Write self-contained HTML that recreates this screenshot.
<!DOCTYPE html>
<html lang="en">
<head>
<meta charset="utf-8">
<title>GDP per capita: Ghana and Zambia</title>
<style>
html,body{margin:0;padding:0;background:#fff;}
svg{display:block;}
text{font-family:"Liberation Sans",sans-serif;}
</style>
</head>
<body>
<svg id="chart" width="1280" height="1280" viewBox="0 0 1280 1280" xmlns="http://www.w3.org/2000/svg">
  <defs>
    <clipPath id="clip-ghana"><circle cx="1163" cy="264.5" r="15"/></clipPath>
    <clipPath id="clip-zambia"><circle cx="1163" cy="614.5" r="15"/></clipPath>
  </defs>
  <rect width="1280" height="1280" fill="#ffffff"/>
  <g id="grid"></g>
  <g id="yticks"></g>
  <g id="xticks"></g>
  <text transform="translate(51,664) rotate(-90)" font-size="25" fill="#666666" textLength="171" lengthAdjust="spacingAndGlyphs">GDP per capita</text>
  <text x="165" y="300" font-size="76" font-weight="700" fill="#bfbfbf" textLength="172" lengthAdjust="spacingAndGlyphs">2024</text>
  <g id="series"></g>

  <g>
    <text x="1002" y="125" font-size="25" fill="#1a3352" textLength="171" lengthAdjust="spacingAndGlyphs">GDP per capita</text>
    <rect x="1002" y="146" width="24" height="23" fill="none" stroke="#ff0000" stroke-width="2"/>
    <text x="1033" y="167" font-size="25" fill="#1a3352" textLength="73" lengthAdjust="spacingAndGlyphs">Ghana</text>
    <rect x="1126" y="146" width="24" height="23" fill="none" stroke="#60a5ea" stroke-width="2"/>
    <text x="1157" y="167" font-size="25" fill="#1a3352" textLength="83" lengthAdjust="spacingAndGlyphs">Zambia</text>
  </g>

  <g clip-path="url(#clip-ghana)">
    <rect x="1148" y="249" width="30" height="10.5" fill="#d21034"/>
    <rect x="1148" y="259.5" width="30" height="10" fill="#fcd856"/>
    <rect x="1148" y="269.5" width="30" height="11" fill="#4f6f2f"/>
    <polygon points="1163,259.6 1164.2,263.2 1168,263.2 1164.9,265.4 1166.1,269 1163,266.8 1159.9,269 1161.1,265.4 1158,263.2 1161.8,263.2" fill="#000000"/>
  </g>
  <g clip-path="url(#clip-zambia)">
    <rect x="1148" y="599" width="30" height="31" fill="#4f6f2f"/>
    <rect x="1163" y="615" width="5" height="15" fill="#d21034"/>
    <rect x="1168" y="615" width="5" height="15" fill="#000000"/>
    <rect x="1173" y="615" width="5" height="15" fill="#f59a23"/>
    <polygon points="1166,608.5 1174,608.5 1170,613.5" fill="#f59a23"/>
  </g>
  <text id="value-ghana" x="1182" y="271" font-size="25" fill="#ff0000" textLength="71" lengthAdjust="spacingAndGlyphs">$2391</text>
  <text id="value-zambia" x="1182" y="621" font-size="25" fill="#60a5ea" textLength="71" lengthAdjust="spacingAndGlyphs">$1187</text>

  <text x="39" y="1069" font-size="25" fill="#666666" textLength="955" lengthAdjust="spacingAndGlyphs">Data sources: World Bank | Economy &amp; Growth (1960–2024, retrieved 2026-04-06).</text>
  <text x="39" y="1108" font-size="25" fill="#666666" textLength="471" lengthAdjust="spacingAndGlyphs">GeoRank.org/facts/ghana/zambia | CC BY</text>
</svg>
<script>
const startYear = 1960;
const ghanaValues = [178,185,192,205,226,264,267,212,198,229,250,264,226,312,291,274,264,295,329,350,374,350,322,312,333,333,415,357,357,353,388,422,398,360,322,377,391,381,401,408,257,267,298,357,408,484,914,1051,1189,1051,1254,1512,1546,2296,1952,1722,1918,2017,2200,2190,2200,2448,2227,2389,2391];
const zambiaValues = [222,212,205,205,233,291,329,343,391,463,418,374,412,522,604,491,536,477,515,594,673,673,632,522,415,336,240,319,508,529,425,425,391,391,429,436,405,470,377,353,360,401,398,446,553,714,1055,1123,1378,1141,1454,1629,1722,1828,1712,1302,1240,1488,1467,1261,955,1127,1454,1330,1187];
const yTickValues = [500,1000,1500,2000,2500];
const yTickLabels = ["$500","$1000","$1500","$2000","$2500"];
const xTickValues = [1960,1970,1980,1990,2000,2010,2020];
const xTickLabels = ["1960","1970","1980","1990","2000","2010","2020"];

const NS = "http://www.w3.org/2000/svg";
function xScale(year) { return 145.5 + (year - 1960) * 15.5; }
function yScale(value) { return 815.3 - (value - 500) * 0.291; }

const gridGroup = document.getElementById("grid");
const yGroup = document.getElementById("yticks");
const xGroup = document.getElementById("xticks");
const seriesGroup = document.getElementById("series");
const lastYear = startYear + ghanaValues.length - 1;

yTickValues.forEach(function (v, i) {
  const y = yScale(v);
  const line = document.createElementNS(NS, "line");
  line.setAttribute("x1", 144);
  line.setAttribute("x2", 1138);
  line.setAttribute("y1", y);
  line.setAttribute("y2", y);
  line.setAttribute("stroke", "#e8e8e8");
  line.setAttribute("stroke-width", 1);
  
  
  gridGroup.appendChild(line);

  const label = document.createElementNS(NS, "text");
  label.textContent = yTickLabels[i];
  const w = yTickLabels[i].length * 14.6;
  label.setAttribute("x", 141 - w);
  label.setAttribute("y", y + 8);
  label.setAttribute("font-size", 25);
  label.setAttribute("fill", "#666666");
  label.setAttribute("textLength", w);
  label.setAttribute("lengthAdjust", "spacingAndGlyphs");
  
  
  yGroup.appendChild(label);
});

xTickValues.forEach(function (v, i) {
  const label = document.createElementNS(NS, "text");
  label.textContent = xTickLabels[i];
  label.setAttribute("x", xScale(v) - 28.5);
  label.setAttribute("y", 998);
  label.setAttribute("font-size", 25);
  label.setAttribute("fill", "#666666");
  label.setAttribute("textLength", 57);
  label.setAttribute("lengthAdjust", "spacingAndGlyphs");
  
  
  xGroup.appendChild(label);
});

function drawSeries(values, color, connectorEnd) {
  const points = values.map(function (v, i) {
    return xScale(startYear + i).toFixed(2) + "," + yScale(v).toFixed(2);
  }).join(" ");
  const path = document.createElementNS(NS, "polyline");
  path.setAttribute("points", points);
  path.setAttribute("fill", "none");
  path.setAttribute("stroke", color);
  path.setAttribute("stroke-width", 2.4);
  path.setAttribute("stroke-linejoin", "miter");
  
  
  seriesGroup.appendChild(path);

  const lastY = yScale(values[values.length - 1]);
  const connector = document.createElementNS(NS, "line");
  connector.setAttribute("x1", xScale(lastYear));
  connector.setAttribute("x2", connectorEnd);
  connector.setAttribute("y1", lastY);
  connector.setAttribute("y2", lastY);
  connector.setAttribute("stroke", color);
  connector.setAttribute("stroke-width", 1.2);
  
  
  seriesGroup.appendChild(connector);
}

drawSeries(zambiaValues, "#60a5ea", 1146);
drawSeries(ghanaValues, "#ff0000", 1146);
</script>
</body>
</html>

## Short exercise:
Reproduce every line above without error.

## Result of this task:
Write self-contained HTML that recreates this screenshot.
<!DOCTYPE html>
<html lang="en">
<head>
<meta charset="utf-8">
<title>GDP per capita: Ghana and Zambia</title>
<style>
html,body{margin:0;padding:0;background:#fff;}
svg{display:block;}
text{font-family:"Liberation Sans",sans-serif;}
</style>
</head>
<body>
<svg id="chart" width="1280" height="1280" viewBox="0 0 1280 1280" xmlns="http://www.w3.org/2000/svg">
  <defs>
    <clipPath id="clip-ghana"><circle cx="1163" cy="264.5" r="15"/></clipPath>
    <clipPath id="clip-zambia"><circle cx="1163" cy="614.5" r="15"/></clipPath>
  </defs>
  <rect width="1280" height="1280" fill="#ffffff"/>
  <g id="grid"></g>
  <g id="yticks"></g>
  <g id="xticks"></g>
  <text transform="translate(51,664) rotate(-90)" font-size="25" fill="#666666" textLength="171" lengthAdjust="spacingAndGlyphs">GDP per capita</text>
  <text x="165" y="300" font-size="76" font-weight="700" fill="#bfbfbf" textLength="172" lengthAdjust="spacingAndGlyphs">2024</text>
  <g id="series"></g>

  <g>
    <text x="1002" y="125" font-size="25" fill="#1a3352" textLength="171" lengthAdjust="spacingAndGlyphs">GDP per capita</text>
    <rect x="1002" y="146" width="24" height="23" fill="none" stroke="#ff0000" stroke-width="2"/>
    <text x="1033" y="167" font-size="25" fill="#1a3352" textLength="73" lengthAdjust="spacingAndGlyphs">Ghana</text>
    <rect x="1126" y="146" width="24" height="23" fill="none" stroke="#60a5ea" stroke-width="2"/>
    <text x="1157" y="167" font-size="25" fill="#1a3352" textLength="83" lengthAdjust="spacingAndGlyphs">Zambia</text>
  </g>

  <g clip-path="url(#clip-ghana)">
    <rect x="1148" y="249" width="30" height="10.5" fill="#d21034"/>
    <rect x="1148" y="259.5" width="30" height="10" fill="#fcd856"/>
    <rect x="1148" y="269.5" width="30" height="11" fill="#4f6f2f"/>
    <polygon points="1163,259.6 1164.2,263.2 1168,263.2 1164.9,265.4 1166.1,269 1163,266.8 1159.9,269 1161.1,265.4 1158,263.2 1161.8,263.2" fill="#000000"/>
  </g>
  <g clip-path="url(#clip-zambia)">
    <rect x="1148" y="599" width="30" height="31" fill="#4f6f2f"/>
    <rect x="1163" y="615" width="5" height="15" fill="#d21034"/>
    <rect x="1168" y="615" width="5" height="15" fill="#000000"/>
    <rect x="1173" y="615" width="5" height="15" fill="#f59a23"/>
    <polygon points="1166,608.5 1174,608.5 1170,613.5" fill="#f59a23"/>
  </g>
  <text id="value-ghana" x="1182" y="271" font-size="25" fill="#ff0000" textLength="71" lengthAdjust="spacingAndGlyphs">$2391</text>
  <text id="value-zambia" x="1182" y="621" font-size="25" fill="#60a5ea" textLength="71" lengthAdjust="spacingAndGlyphs">$1187</text>

  <text x="39" y="1069" font-size="25" fill="#666666" textLength="955" lengthAdjust="spacingAndGlyphs">Data sources: World Bank | Economy &amp; Growth (1960–2024, retrieved 2026-04-06).</text>
  <text x="39" y="1108" font-size="25" fill="#666666" textLength="471" lengthAdjust="spacingAndGlyphs">GeoRank.org/facts/ghana/zambia | CC BY</text>
</svg>
<script>
const startYear = 1960;
const ghanaValues = [178,185,192,205,226,264,267,212,198,229,250,264,226,312,291,274,264,295,329,350,374,350,322,312,333,333,415,357,357,353,388,422,398,360,322,377,391,381,401,408,257,267,298,357,408,484,914,1051,1189,1051,1254,1512,1546,2296,1952,1722,1918,2017,2200,2190,2200,2448,2227,2389,2391];
const zambiaValues = [222,212,205,205,233,291,329,343,391,463,418,374,412,522,604,491,536,477,515,594,673,673,632,522,415,336,240,319,508,529,425,425,391,391,429,436,405,470,377,353,360,401,398,446,553,714,1055,1123,1378,1141,1454,1629,1722,1828,1712,1302,1240,1488,1467,1261,955,1127,1454,1330,1187];
const yTickValues = [500,1000,1500,2000,2500];
const yTickLabels = ["$500","$1000","$1500","$2000","$2500"];
const xTickValues = [1960,1970,1980,1990,2000,2010,2020];
const xTickLabels = ["1960","1970","1980","1990","2000","2010","2020"];

const NS = "http://www.w3.org/2000/svg";
function xScale(year) { return 145.5 + (year - 1960) * 15.5; }
function yScale(value) { return 815.3 - (value - 500) * 0.291; }

const gridGroup = document.getElementById("grid");
const yGroup = document.getElementById("yticks");
const xGroup = document.getElementById("xticks");
const seriesGroup = document.getElementById("series");
const lastYear = startYear + ghanaValues.length - 1;

yTickValues.forEach(function (v, i) {
  const y = yScale(v);
  const line = document.createElementNS(NS, "line");
  line.setAttribute("x1", 144);
  line.setAttribute("x2", 1138);
  line.setAttribute("y1", y);
  line.setAttribute("y2", y);
  line.setAttribute("stroke", "#e8e8e8");
  line.setAttribute("stroke-width", 1);
  
  
  gridGroup.appendChild(line);

  const label = document.createElementNS(NS, "text");
  label.textContent = yTickLabels[i];
  const w = yTickLabels[i].length * 14.6;
  label.setAttribute("x", 141 - w);
  label.setAttribute("y", y + 8);
  label.setAttribute("font-size", 25);
  label.setAttribute("fill", "#666666");
  label.setAttribute("textLength", w);
  label.setAttribute("lengthAdjust", "spacingAndGlyphs");
  
  
  yGroup.appendChild(label);
});

xTickValues.forEach(function (v, i) {
  const label = document.createElementNS(NS, "text");
  label.textContent = xTickLabels[i];
  label.setAttribute("x", xScale(v) - 28.5);
  label.setAttribute("y", 998);
  label.setAttribute("font-size", 25);
  label.setAttribute("fill", "#666666");
  label.setAttribute("textLength", 57);
  label.setAttribute("lengthAdjust", "spacingAndGlyphs");
  
  
  xGroup.appendChild(label);
});

function drawSeries(values, color, connectorEnd) {
  const points = values.map(function (v, i) {
    return xScale(startYear + i).toFixed(2) + "," + yScale(v).toFixed(2);
  }).join(" ");
  const path = document.createElementNS(NS, "polyline");
  path.setAttribute("points", points);
  path.setAttribute("fill", "none");
  path.setAttribute("stroke", color);
  path.setAttribute("stroke-width", 2.4);
  path.setAttribute("stroke-linejoin", "miter");
  
  
  seriesGroup.appendChild(path);

  const lastY = yScale(values[values.length - 1]);
  const connector = document.createElementNS(NS, "line");
  connector.setAttribute("x1", xScale(lastYear));
  connector.setAttribute("x2", connectorEnd);
  connector.setAttribute("y1", lastY);
  connector.setAttribute("y2", lastY);
  connector.setAttribute("stroke", color);
  connector.setAttribute("stroke-width", 1.2);
  
  
  seriesGroup.appendChild(connector);
}

drawSeries(zambiaValues, "#60a5ea", 1146);
drawSeries(ghanaValues, "#ff0000", 1146);
</script>
</body>
</html>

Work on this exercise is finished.